The Dorbers sank their life savings into The Anchor, which needed much attention. The bedrooms (five upstairs, plus six spacious garden chalets, recently attractively clad in wood, with underfloor bathroom heating) lack the imaginative, colourful allure of the panelled bar and restaurant, but while they are a bit homespun, they remain agreeably inexpensive. Judicious upgrading of towels, toiletries, bedding and furnishings would bring them more into line with the expectations that the stylish public areas create, but as they stand, we can afford to go back. So can Dave, if we can stop him from buying us bottles of Vieux Télégraphe next time.

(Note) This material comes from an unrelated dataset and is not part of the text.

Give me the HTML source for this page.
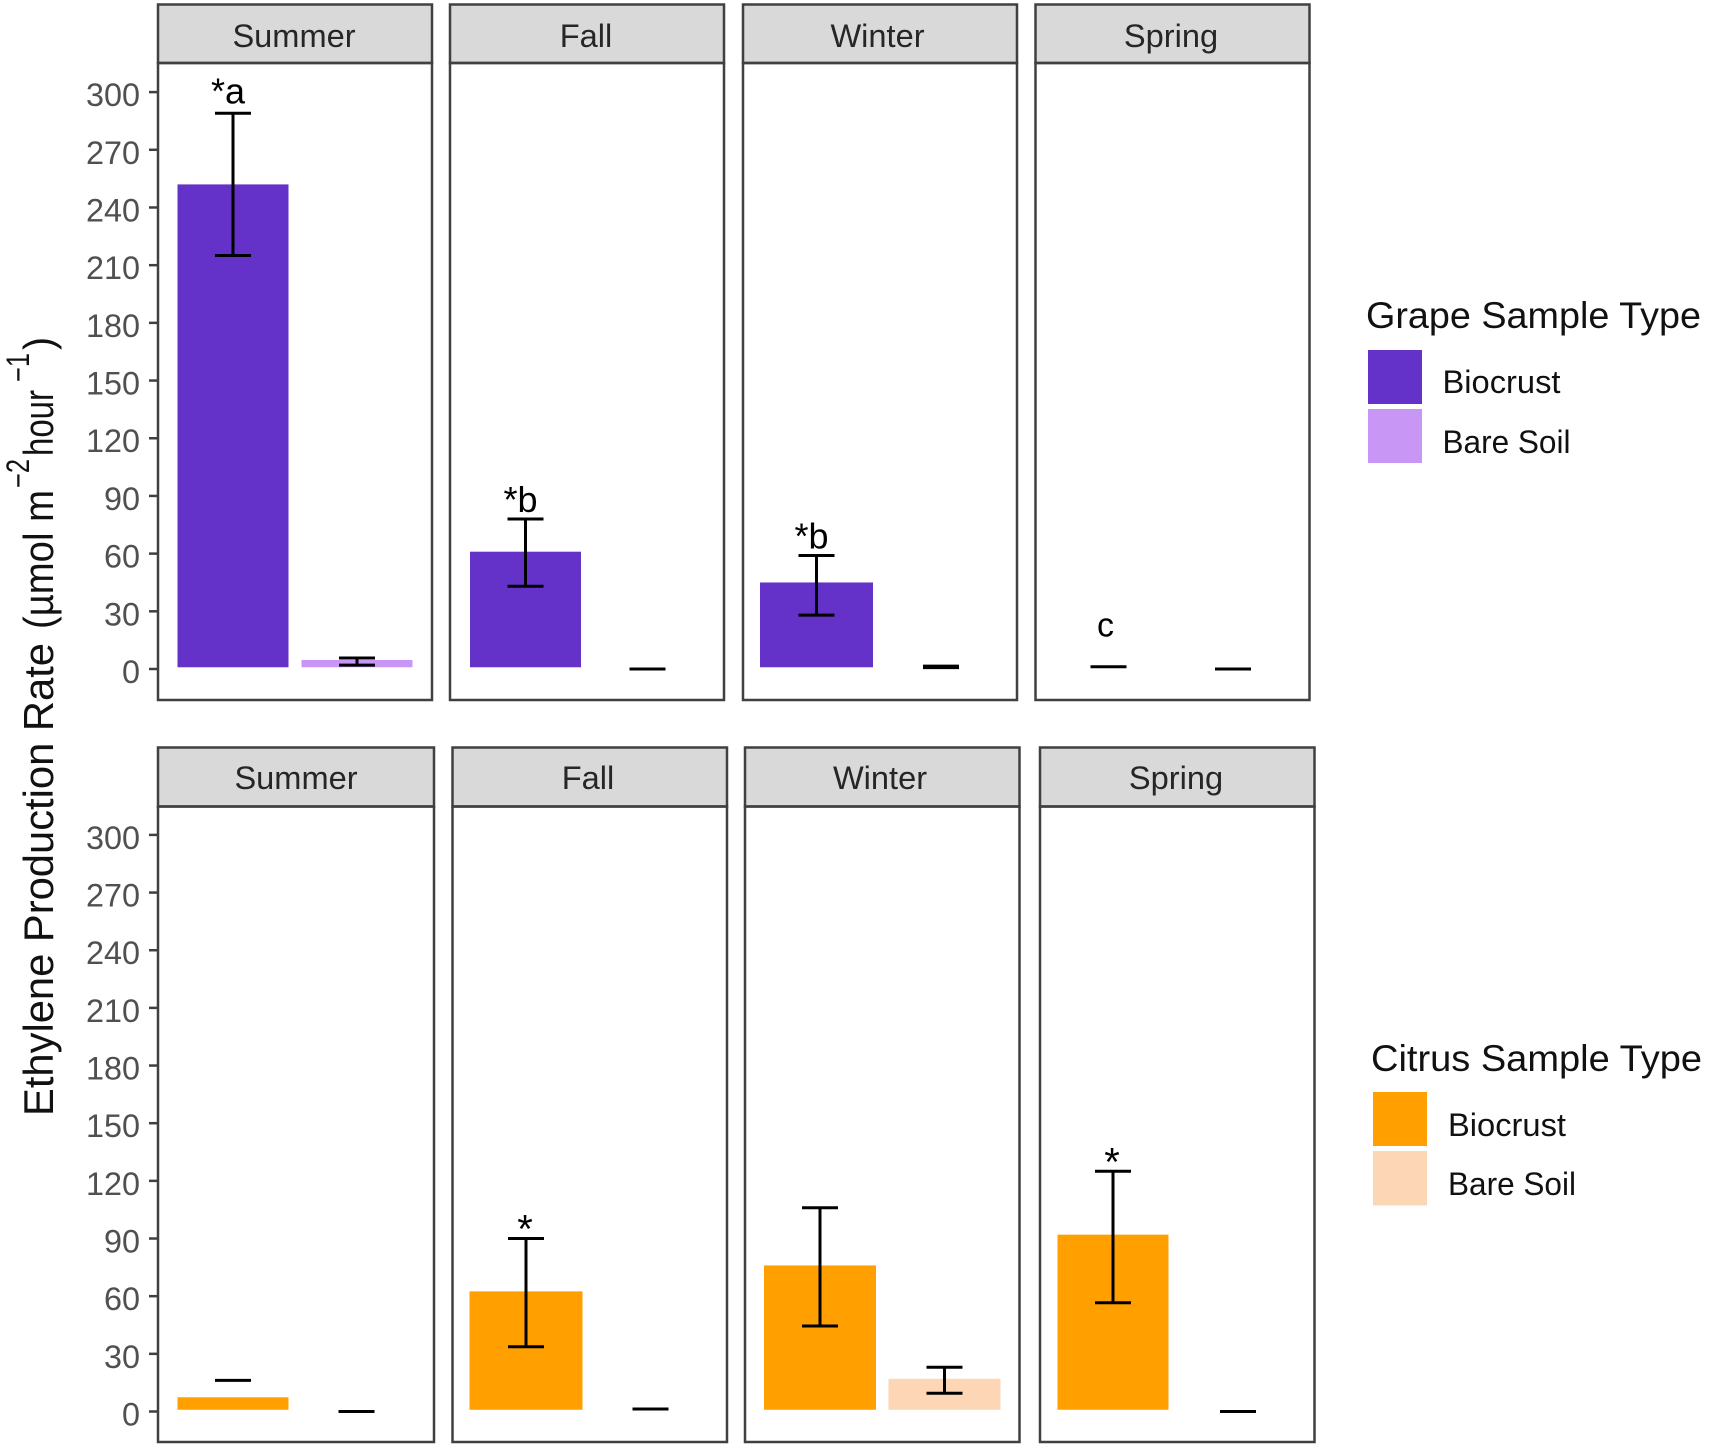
<!DOCTYPE html>
<html lang="en">
<head>
<meta charset="utf-8">
<title>Ethylene Production Rate by Season</title>
<style>
html,body{margin:0;padding:0;background:#fff;}
svg{display:block;font-family:"Liberation Sans",Arial,sans-serif;}
</style>
</head>
<body>
<svg id="chart" xmlns="http://www.w3.org/2000/svg" width="1709" height="1447" viewBox="0 0 1709 1447">
  <rect x="0" y="0" width="1709" height="1447" fill="#ffffff"/>

  <g id="y-title" fill="#111" font-size="41.6">
    <text transform="translate(53,1116) rotate(-90)" textLength="473" lengthAdjust="spacingAndGlyphs">Ethylene Production Rate</text>
    <text transform="translate(53,629) rotate(-90)" textLength="139" lengthAdjust="spacingAndGlyphs">(µmol m</text>
    <text transform="translate(29,488) rotate(-90)" font-size="32" textLength="29" lengthAdjust="spacingAndGlyphs">−2</text>
    <text transform="translate(53,456) rotate(-90)" textLength="66" lengthAdjust="spacingAndGlyphs">hour</text>
    <text transform="translate(29,382) rotate(-90)" font-size="32" textLength="29" lengthAdjust="spacingAndGlyphs">−1</text>
    <text transform="translate(53,350) rotate(-90)" textLength="13" lengthAdjust="spacingAndGlyphs">)</text>
  </g>

  <g font-size="32.6" fill="#262626" text-anchor="middle">
    <rect x="158" y="4.5" width="274" height="58.5" fill="#d9d9d9" stroke="#404040" stroke-width="2.5"/>
    <rect x="450" y="4.5" width="274" height="58.5" fill="#d9d9d9" stroke="#404040" stroke-width="2.5"/>
    <rect x="743" y="4.5" width="274" height="58.5" fill="#d9d9d9" stroke="#404040" stroke-width="2.5"/>
    <rect x="1035.5" y="4.5" width="274" height="58.5" fill="#d9d9d9" stroke="#404040" stroke-width="2.5"/>
    <text x="294" y="47">Summer</text>
    <text x="586" y="47">Fall</text>
    <text x="877.5" y="47">Winter</text>
    <text x="1171" y="47">Spring</text>
  </g>
  <g font-size="32.6" fill="#262626" text-anchor="middle">
    <rect x="158" y="747.5" width="276" height="59" fill="#d9d9d9" stroke="#404040" stroke-width="2.5"/>
    <rect x="452.5" y="747.5" width="274.5" height="59" fill="#d9d9d9" stroke="#404040" stroke-width="2.5"/>
    <rect x="745" y="747.5" width="274.5" height="59" fill="#d9d9d9" stroke="#404040" stroke-width="2.5"/>
    <rect x="1040" y="747.5" width="274.5" height="59" fill="#d9d9d9" stroke="#404040" stroke-width="2.5"/>
    <text x="296" y="789">Summer</text>
    <text x="588" y="789">Fall</text>
    <text x="880" y="789">Winter</text>
    <text x="1176" y="789">Spring</text>
  </g>

  <g id="marks"></g>

  <g>
    <text x="1366" y="328" font-size="37" fill="#111" textLength="335" lengthAdjust="spacingAndGlyphs">Grape Sample Type</text>
    <rect x="1368" y="350" width="54" height="54" fill="#6432c8"/>
    <rect x="1368" y="409" width="54" height="54" fill="#c896f5"/>
    <text x="1442.5" y="393" font-size="32.4" fill="#111" textLength="118" lengthAdjust="spacingAndGlyphs">Biocrust</text>
    <text x="1442.5" y="453" font-size="32.4" fill="#111" textLength="128" lengthAdjust="spacingAndGlyphs">Bare Soil</text>
  </g>
  <g>
    <text x="1371" y="1071" font-size="37" fill="#111" textLength="331" lengthAdjust="spacingAndGlyphs">Citrus Sample Type</text>
    <rect x="1373" y="1092" width="54" height="54" fill="#ffa000"/>
    <rect x="1373" y="1151" width="54" height="54.5" fill="#fdd6b5"/>
    <text x="1448" y="1136" font-size="32.4" fill="#111" textLength="118" lengthAdjust="spacingAndGlyphs">Biocrust</text>
    <text x="1448" y="1195" font-size="32.4" fill="#111" textLength="128" lengthAdjust="spacingAndGlyphs">Bare Soil</text>
  </g>
</svg>

<script>
const yTickValues = [0, 30, 60, 90, 120, 150, 180, 210, 240, 270, 300];

const grapeBiocrustMean  = [252, 61, 45, 0.8];
const grapeBiocrustUpper = [289, 78, 59, 1.2];
const grapeBiocrustLower = [215, 43, 28, 1.2];
const grapeBareMean      = [4.7, 0, 0.8, 0];
const grapeBareUpper     = [5.7, 0, 1.5, 0];
const grapeBareLower     = [2, 0, 0.7, 0];
const grapeLabels        = ['*a', '*b', '*b', 'c'];

const citrusBiocrustMean  = [7.4, 62.5, 76, 92];
const citrusBiocrustUpper = [16.2, 90, 106, 125];
const citrusBiocrustLower = [null, 33.7, 44.5, 56.6];
const citrusBareMean      = [0, 0.8, 17, 0];
const citrusBareUpper     = [0, 1.3, 23, 0];
const citrusBareLower     = [0, 1.3, 9.5, 0];
const citrusLabels        = ['', '*', '', '*'];

const seasonNames = ['summer', 'fall', 'winter', 'spring'];

const NS = 'http://www.w3.org/2000/svg';
const marks = document.getElementById('marks');

function yGrape(v) { return 669 - 1.923 * v; }
function yCitrus(v) { return 1411.5 - 1.922 * v; }

function make(tag, attrs) {
  const el = document.createElementNS(NS, tag);
  Object.keys(attrs).forEach(function (k) { el.setAttribute(k, attrs[k]); });
  marks.appendChild(el);
  return el;
}

function drawTicks(y, rowName) {
  yTickValues.forEach(function (t) {
    const tick = make('line', { x1: 149, x2: 158, y1: y(t), y2: y(t), stroke: '#404040', 'stroke-width': 2.5 });
    
    
    const s = String(t);
    const label = make('text', { x: 140, y: y(t) + 14, 'text-anchor': 'end', 'font-size': 32.5, fill: '#505050', textLength: s.length * 18, lengthAdjust: 'spacingAndGlyphs' });
    label.textContent = s;
    
    
  });
}

function drawBar(cx, barWidth, mean, y, fill, name) {
  const base = 0.9;
  if (mean <= base) return;
  const bar = make('rect', { x: cx - barWidth / 2, y: y(mean), width: barWidth, height: y(base) - y(mean), fill: fill });
  
  
}

function drawError(cx, upper, lower, y, name) {
  const halfCap = 18;
  const props = { stroke: '#000000', 'stroke-width': 3 };
  if (upper !== null && lower !== null && upper !== lower) {
    const stem = make('line', Object.assign({ x1: cx, x2: cx, y1: y(upper), y2: y(lower) }, props));
    
    
  }
  if (upper !== null) {
    const capU = make('line', Object.assign({ x1: cx - halfCap, x2: cx + halfCap, y1: y(upper), y2: y(upper) }, props));
    
    
  }
  if (lower !== null && lower !== upper) {
    const capL = make('line', Object.assign({ x1: cx - halfCap, x2: cx + halfCap, y1: y(lower), y2: y(lower) }, props));
    
    
  }
}

function drawLabel(text, cx, upper, y, name) {
  if (!text) return;
  let dx = -5, dy = -7, size = 36;
  if (text === '*a') { dy = -10; }
  if (text === '*') { dx = -1; dy = 4; size = 40; }
  if (text === 'c') { dx = -3; dy = -30; size = 34; }
  const label = make('text', { x: cx + dx, y: y(upper) + dy, 'text-anchor': 'middle', 'font-size': size, fill: '#000000' });
  label.textContent = text;
  
  
}

function drawRow(opts) {
  opts.panels.forEach(function (p, i) {
    const season = seasonNames[i];
    const prefix = opts.name + '-' + season;
    const panel = make('rect', { x: p.left, y: opts.top, width: p.right - p.left, height: opts.bottom - opts.top, fill: 'none', stroke: '#404040', 'stroke-width': 2.5 });
    
    
    drawBar(p.c1, p.bw, opts.mean1[i], opts.y, opts.color1, prefix + '-biocrust-bar');
    drawBar(p.c2, p.bw, opts.mean2[i], opts.y, opts.color2, prefix + '-bare-soil-bar');
    drawError(p.c1, opts.up1[i], opts.lo1[i], opts.y, prefix + '-biocrust-error');
    drawError(p.c2, opts.up2[i], opts.lo2[i], opts.y, prefix + '-bare-soil-error');
    drawLabel(opts.labels[i], p.c1, opts.up1[i], opts.y, prefix + '-significance-label');
  });
  drawTicks(opts.y, opts.name);
}

drawRow({
  name: 'grape', y: yGrape, top: 63, bottom: 700,
  panels: [
    { left: 158, right: 432, c1: 233, c2: 357, bw: 111 },
    { left: 450, right: 724, c1: 525.5, c2: 647.5, bw: 111 },
    { left: 743, right: 1017, c1: 816.5, c2: 941, bw: 113 },
    { left: 1035.5, right: 1309.5, c1: 1108.5, c2: 1233, bw: 111 }
  ],
  mean1: grapeBiocrustMean, up1: grapeBiocrustUpper, lo1: grapeBiocrustLower,
  mean2: grapeBareMean, up2: grapeBareUpper, lo2: grapeBareLower,
  labels: grapeLabels, color1: '#6432c8', color2: '#c896f5'
});
drawRow({
  name: 'citrus', y: yCitrus, top: 806.5, bottom: 1442,
  panels: [
    { left: 158, right: 434, c1: 233, c2: 356.5, bw: 111 },
    { left: 452.5, right: 727, c1: 526, c2: 650.5, bw: 113 },
    { left: 745, right: 1019.5, c1: 820, c2: 944.5, bw: 112 },
    { left: 1040, right: 1314.5, c1: 1113, c2: 1238, bw: 111 }
  ],
  mean1: citrusBiocrustMean, up1: citrusBiocrustUpper, lo1: citrusBiocrustLower,
  mean2: citrusBareMean, up2: citrusBareUpper, lo2: citrusBareLower,
  labels: citrusLabels, color1: '#ffa000', color2: '#fdd6b5'
});
</script>
</body>
</html>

- Main Street, Walberswick, Suffolk IP18 6UA (01502 722112;anchoratwalberswick.com). Doubles from £100 per night, including breakfast; single £85. Adapted rooms for guests with disabilities.
Where to walk
There is wonderful walking from the door. On day one the owners gave us a lift to Blythburgh church and we walked from there to Southwold for lunch and back to Walberswick. On day two we walked and birdwatched to Dunwich via marshes (and lonely Westwood Marshes Mill) and beach and back, mushrooming through woods. To reach the Southwold side of the River Blyth, you can either walk across the bridge at Southwold Harbour or take the rowing-boat ferry that's been operated by the same family since the Twenties.
What to see
Some examples of Suffolk's many fine churches are on your doorstep: St Andrew's, Walberswick, part ruin; Blythburgh (climb up into the Priest's Room) and St Edmund's Southwold, with the finest rood screen in the country, are all superb examples of Perpendicular. Southwold has many diversions, including its pretty and enormously expensive beach huts and its Adnams Cellar and Kitchen Store. If you are granny, or with granny, then head for Adnams's 350-year-old Swan Hotel (yards from the Adnams Brewery, which offers tours) for lunch or tea; if you are a bit younger, or younger at heart, then head for the Crown, very popular for its good food, excellent wine list and convivial atmosphere.